(begin)

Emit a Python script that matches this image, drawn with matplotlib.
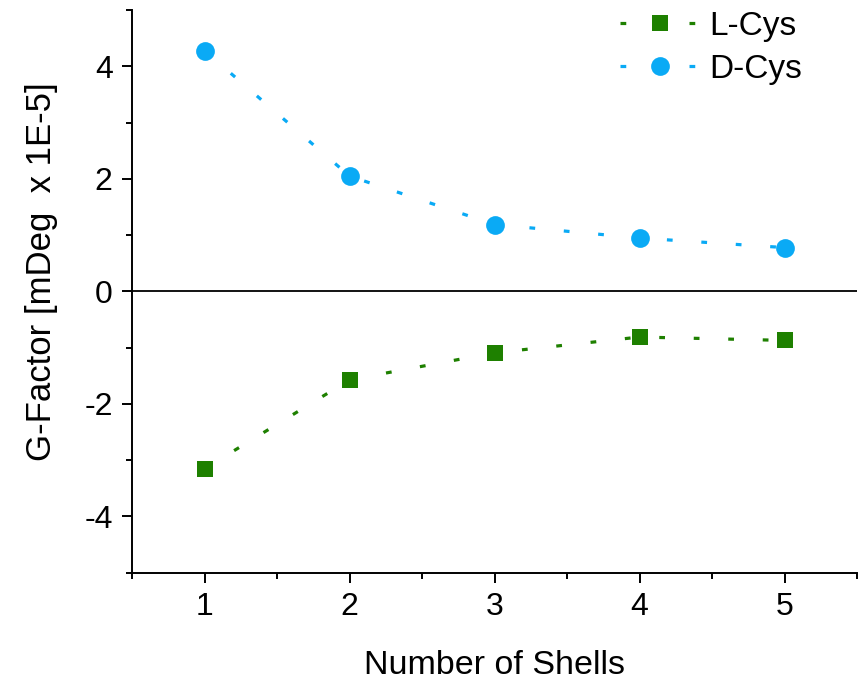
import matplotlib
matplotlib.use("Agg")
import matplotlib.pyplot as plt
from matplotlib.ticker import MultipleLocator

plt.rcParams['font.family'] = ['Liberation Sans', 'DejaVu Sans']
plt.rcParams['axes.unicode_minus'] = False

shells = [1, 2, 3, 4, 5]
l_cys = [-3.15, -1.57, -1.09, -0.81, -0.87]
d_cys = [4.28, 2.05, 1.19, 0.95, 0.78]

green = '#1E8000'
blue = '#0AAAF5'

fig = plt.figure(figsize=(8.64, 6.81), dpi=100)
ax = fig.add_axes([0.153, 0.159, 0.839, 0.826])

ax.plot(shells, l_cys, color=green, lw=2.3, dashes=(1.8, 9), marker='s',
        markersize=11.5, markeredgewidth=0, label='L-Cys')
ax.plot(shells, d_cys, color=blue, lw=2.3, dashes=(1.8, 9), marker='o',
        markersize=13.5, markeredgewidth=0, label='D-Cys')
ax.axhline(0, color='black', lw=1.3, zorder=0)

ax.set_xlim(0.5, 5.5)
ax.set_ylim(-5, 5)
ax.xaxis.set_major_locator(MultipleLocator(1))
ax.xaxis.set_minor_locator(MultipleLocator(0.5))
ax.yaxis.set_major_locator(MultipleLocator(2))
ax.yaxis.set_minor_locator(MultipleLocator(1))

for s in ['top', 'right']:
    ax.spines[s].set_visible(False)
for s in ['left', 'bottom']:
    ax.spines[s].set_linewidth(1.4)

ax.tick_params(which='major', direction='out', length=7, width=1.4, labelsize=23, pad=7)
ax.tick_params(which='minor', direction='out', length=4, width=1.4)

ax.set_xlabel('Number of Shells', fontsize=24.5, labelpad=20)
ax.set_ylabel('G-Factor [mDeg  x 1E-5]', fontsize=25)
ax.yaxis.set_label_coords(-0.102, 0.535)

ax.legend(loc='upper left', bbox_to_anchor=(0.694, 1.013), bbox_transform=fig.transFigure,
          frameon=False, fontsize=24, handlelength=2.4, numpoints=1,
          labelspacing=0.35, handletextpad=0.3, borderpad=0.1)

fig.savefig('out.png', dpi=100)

(end)

§ **Objective**
Reproduce the material word for word. Any pictures should be left out of the copy.

§ **Solution to the exercise**
Emit a Python script that matches this image, drawn with matplotlib.
import matplotlib
matplotlib.use("Agg")
import matplotlib.pyplot as plt
from matplotlib.ticker import MultipleLocator

plt.rcParams['font.family'] = ['Liberation Sans', 'DejaVu Sans']
plt.rcParams['axes.unicode_minus'] = False

shells = [1, 2, 3, 4, 5]
l_cys = [-3.15, -1.57, -1.09, -0.81, -0.87]
d_cys = [4.28, 2.05, 1.19, 0.95, 0.78]

green = '#1E8000'
blue = '#0AAAF5'

fig = plt.figure(figsize=(8.64, 6.81), dpi=100)
ax = fig.add_axes([0.153, 0.159, 0.839, 0.826])

ax.plot(shells, l_cys, color=green, lw=2.3, dashes=(1.8, 9), marker='s',
        markersize=11.5, markeredgewidth=0, label='L-Cys')
ax.plot(shells, d_cys, color=blue, lw=2.3, dashes=(1.8, 9), marker='o',
        markersize=13.5, markeredgewidth=0, label='D-Cys')
ax.axhline(0, color='black', lw=1.3, zorder=0)

ax.set_xlim(0.5, 5.5)
ax.set_ylim(-5, 5)
ax.xaxis.set_major_locator(MultipleLocator(1))
ax.xaxis.set_minor_locator(MultipleLocator(0.5))
ax.yaxis.set_major_locator(MultipleLocator(2))
ax.yaxis.set_minor_locator(MultipleLocator(1))

for s in ['top', 'right']:
    ax.spines[s].set_visible(False)
for s in ['left', 'bottom']:
    ax.spines[s].set_linewidth(1.4)

ax.tick_params(which='major', direction='out', length=7, width=1.4, labelsize=23, pad=7)
ax.tick_params(which='minor', direction='out', length=4, width=1.4)

ax.set_xlabel('Number of Shells', fontsize=24.5, labelpad=20)
ax.set_ylabel('G-Factor [mDeg  x 1E-5]', fontsize=25)
ax.yaxis.set_label_coords(-0.102, 0.535)

ax.legend(loc='upper left', bbox_to_anchor=(0.694, 1.013), bbox_transform=fig.transFigure,
          frameon=False, fontsize=24, handlelength=2.4, numpoints=1,
          labelspacing=0.35, handletextpad=0.3, borderpad=0.1)

fig.savefig('out.png', dpi=100)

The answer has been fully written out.